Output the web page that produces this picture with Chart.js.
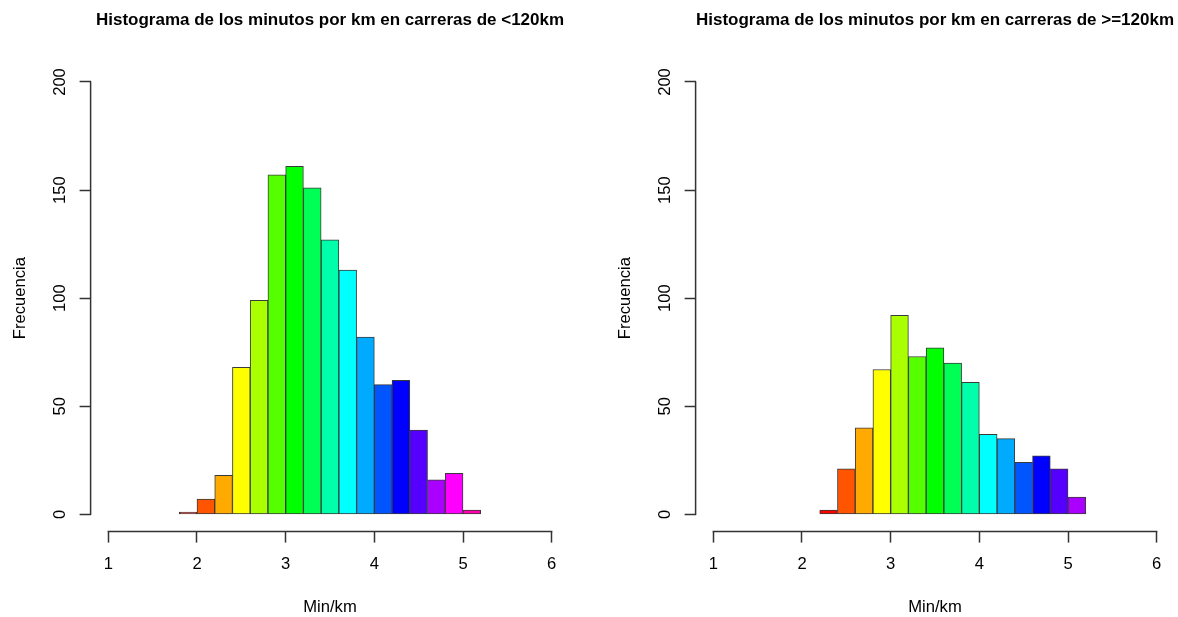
<!DOCTYPE html>
<html>
<head>
<meta charset="utf-8">
<script src="https://cdn.jsdelivr.net/npm/chart.js@4.4.1/dist/chart.umd.min.js"></script>
<style>
  html, body { margin: 0; padding: 0; background: #ffffff; overflow: hidden; }
  body { width: 1178px; height: 617px; position: relative; }
  .panel { position: absolute; top: 0; width: 573px; height: 617px; }
  #p1 { left: 0px; }
  #p2 { left: 605px; }
</style>
</head>
<body>
<div class="panel" id="p1"><canvas id="c1" width="573" height="617"></canvas></div>
<div class="panel" id="p2"><canvas id="c2" width="573" height="617"></canvas></div>
<script>
// ---- data ----
const xTickLabels = [1, 2, 3, 4, 5, 6];
const yTickLabels = [0, 50, 100, 150, 200];

// bin midpoints (bins of 0.2 min/km)
const binsShort = [1.9, 2.1, 2.3, 2.5, 2.7, 2.9, 3.1, 3.3, 3.5, 3.7, 3.9, 4.1, 4.3, 4.5, 4.7, 4.9, 5.1];
const countsShort = [1, 7, 18, 68, 99, 157, 161, 151, 127, 113, 82, 60, 62, 39, 16, 19, 2];

const binsLong = [2.3, 2.5, 2.7, 2.9, 3.1, 3.3, 3.5, 3.7, 3.9, 4.1, 4.3, 4.5, 4.7, 4.9, 5.1];
const countsLong = [2, 21, 40, 67, 92, 73, 77, 70, 61, 37, 35, 24, 27, 21, 8];

const rainbowColors = ['#FF0000', '#FF5500', '#FFAA00', '#FFFF00', '#AAFF00', '#55FF00', '#00FF00',
  '#00FF55', '#00FFAA', '#00FFFF', '#00AAFF', '#0055FF', '#0000FF', '#5500FF', '#AA00FF', '#FF00FF', '#FF00AA'];

const titleShort = 'Histograma de los minutos por km en carreras de <120km';
const titleLong = 'Histograma de los minutos por km en carreras de >=120km';
const xLabel = 'Min/km';
const yLabel = 'Frecuencia';

// ---- styling ----
const FONT = "'Liberation Sans', Arial, Helvetica, sans-serif";
const AXIS_COLOR = '#333333';
const TEXT_COLOR = '#000000';

// R-style detached axis lines (span first..last tick only)
const rAxes = {
  id: 'rAxes',
  afterDraw(chart) {
    const { ctx, chartArea, scales } = chart;
    const x = scales.x, y = scales.y;
    ctx.save();
    ctx.strokeStyle = AXIS_COLOR;
    ctx.lineWidth = 1.5;
    ctx.lineCap = 'square';
    ctx.beginPath();
    ctx.moveTo(x.getPixelForValue(xTickLabels[0]), chartArea.bottom);
    ctx.lineTo(x.getPixelForValue(xTickLabels[xTickLabels.length - 1]), chartArea.bottom);
    ctx.moveTo(chartArea.left, y.getPixelForValue(yTickLabels[0]));
    ctx.lineTo(chartArea.left, y.getPixelForValue(yTickLabels[yTickLabels.length - 1]));
    ctx.stroke();
    ctx.restore();
  }
};

function makeChart(canvasId, title, bins, counts, colors) {
  return new Chart(document.getElementById(canvasId), {
    type: 'bar',
    data: {
      datasets: [{
        data: bins.map((b, i) => ({ x: b, y: counts[i] })),
        backgroundColor: colors,
        borderColor: '#3a3a3a',
        borderWidth: 1,
        borderSkipped: false,
        barPercentage: 1,
        categoryPercentage: 1
      }]
    },
    options: {
      responsive: false,
      animation: false,
      devicePixelRatio: 1,
      layout: { padding: { left: 0, right: 3.6, top: 0, bottom: 0 } },
      plugins: {
        legend: { display: false },
        tooltip: { enabled: false },
        title: {
          display: true,
          fullSize: false,
          text: title,
          color: TEXT_COLOR,
          font: { family: FONT, size: 17, weight: 'bold' },
          padding: { top: 9.8, bottom: 34.5 }
        }
      },
      scales: {
        x: {
          type: 'linear',
          offset: false,
          min: 0.8,
          max: 6.2,
          afterBuildTicks: s => { s.ticks = xTickLabels.map(v => ({ value: v })); },
          afterFit: s => { s.height = 85.4; },
          grid: { display: true, offset: false, drawOnChartArea: false, drawTicks: true, tickLength: 11, tickColor: AXIS_COLOR, tickWidth: 1.5 },
          border: { display: false },
          ticks: { padding: 12, color: TEXT_COLOR, font: { family: FONT, size: 16.6 }, maxRotation: 0, minRotation: 0, autoSkip: false },
          title: { display: true, text: xLabel, color: TEXT_COLOR, font: { family: FONT, size: 16.6 }, padding: { top: 0, bottom: 0 } }
        },
        y: {
          type: 'linear',
          min: -8,
          max: 208,
          afterBuildTicks: s => { s.ticks = yTickLabels.map(v => ({ value: v })); },
          afterFit: s => { s.width = 90.6; },
          grid: { display: true, drawOnChartArea: false, drawTicks: true, tickLength: 11, tickColor: AXIS_COLOR, tickWidth: 1.5 },
          border: { display: false },
          ticks: { padding: 5.3, crossAlign: 'center', minRotation: 90, maxRotation: 90, color: TEXT_COLOR, font: { family: FONT, size: 16.6 }, autoSkip: false },
          title: { display: true, text: yLabel, color: TEXT_COLOR, font: { family: FONT, size: 16.6 }, padding: { top: 10, bottom: 0 } }
        }
      }
    },
    plugins: [rAxes]
  });
}

makeChart('c1', titleShort, binsShort, countsShort, rainbowColors.slice(0, binsShort.length));
makeChart('c2', titleLong, binsLong, countsLong, rainbowColors.slice(0, binsLong.length));
</script>
</body>
</html>
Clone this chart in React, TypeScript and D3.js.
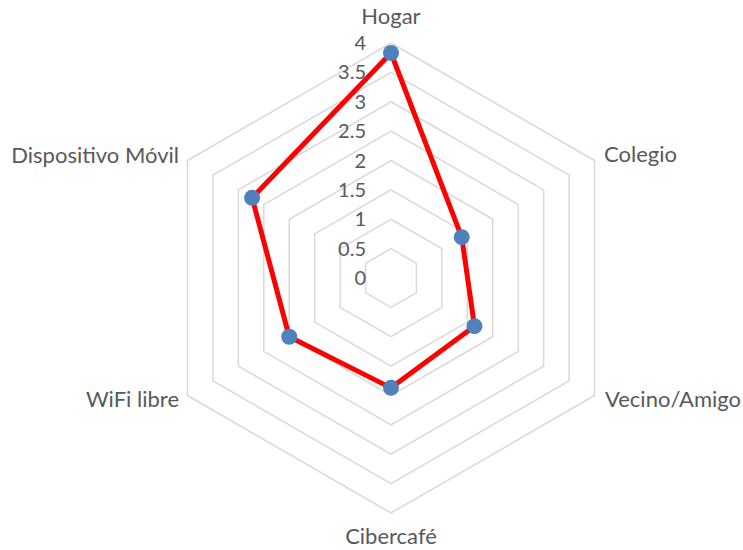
import React from "react";
import * as d3 from "d3";

const categories = ["Hogar", "Colegio", "Vecino/Amigo", "Cibercafé", "WiFi libre", "Dispositivo Móvil"];
const values = [3.83, 1.39, 1.64, 1.87, 2.0, 2.73];
const tickValues = [0, 0.5, 1, 1.5, 2, 2.5, 3, 3.5, 4];

const W = 743;
const H = 550;
const cx = 391;
const cy = 278;
const R = 235;
const FONT = "Lato, 'Open Sans', sans-serif";

export default function App() {
  const r = d3.scaleLinear().domain([0, 4]).range([0, R]);
  const n = categories.length;
  const angle = (i: number) => (i * 2 * Math.PI) / n;
  const pt = (i: number, v: number): [number, number] => [
    cx + r(v) * Math.sin(angle(i)),
    cy - r(v) * Math.cos(angle(i)),
  ];
  const closed = d3.line().curve(d3.curveLinearClosed);
  const rings = tickValues.filter((t) => t > 0);
  const dataPts = values.map((v, i) => pt(i, v));

  const labelPos: { x: number; y: number; anchor: string }[] = [
    { x: cx, y: 18, anchor: "middle" },
    { x: 604, y: 156, anchor: "start" },
    { x: 605, y: 401, anchor: "start" },
    { x: cx, y: 538, anchor: "middle" },
    { x: 179, y: 401, anchor: "end" },
    { x: 179, y: 157, anchor: "end" },
  ];

  return (
    <svg width={W} height={H} style={{ position: "absolute", left: 0, top: 0, background: "#fff" }}>
      <g fill="none" stroke="#d9d9d9" strokeWidth={1.5}>
        {rings.map((t) => (
          <path key={t} d={closed(categories.map((_, i) => pt(i, t)))!} />
        ))}
      </g>
      <g fill="#595959" fontFamily={FONT} fontSize={20} textAnchor="end">
        {tickValues.map((t) => (
          <text key={t} x={366} y={cy - r(t) + 2} dominantBaseline="middle">
            {t}
          </text>
        ))}
      </g>
      <path d={closed(dataPts)!} fill="none" stroke="#ff0000" strokeWidth={5} strokeLinejoin="round" />
      <g fill="#4f81bd">
        {dataPts.map((p, i) => (
          <circle key={i} cx={p[0]} cy={p[1]} r={8} />
        ))}
      </g>
      <g fill="#595959" fontFamily={FONT} fontSize={22}>
        {categories.map((c, i) => (
          <text key={c} x={labelPos[i].x} y={labelPos[i].y} textAnchor={labelPos[i].anchor as any} dominantBaseline="middle">
            {c}
          </text>
        ))}
      </g>
    </svg>
  );
}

- Task prompt
Repeat only what runs from the first line of the records above to the line with "const yTickLabels = [0, 50, 100, 150, 200];", both included, word for word, minus the pictures.

- Output of the exercise
Output the web page that produces this picture with Chart.js.
<!DOCTYPE html>
<html>
<head>
<meta charset="utf-8">
<script src="https://cdn.jsdelivr.net/npm/chart.js@4.4.1/dist/chart.umd.min.js"></script>
<style>
  html, body { margin: 0; padding: 0; background: #ffffff; overflow: hidden; }
  body { width: 1178px; height: 617px; position: relative; }
  .panel { position: absolute; top: 0; width: 573px; height: 617px; }
  #p1 { left: 0px; }
  #p2 { left: 605px; }
</style>
</head>
<body>
<div class="panel" id="p1"><canvas id="c1" width="573" height="617"></canvas></div>
<div class="panel" id="p2"><canvas id="c2" width="573" height="617"></canvas></div>
<script>
// ---- data ----
const xTickLabels = [1, 2, 3, 4, 5, 6];
const yTickLabels = [0, 50, 100, 150, 200];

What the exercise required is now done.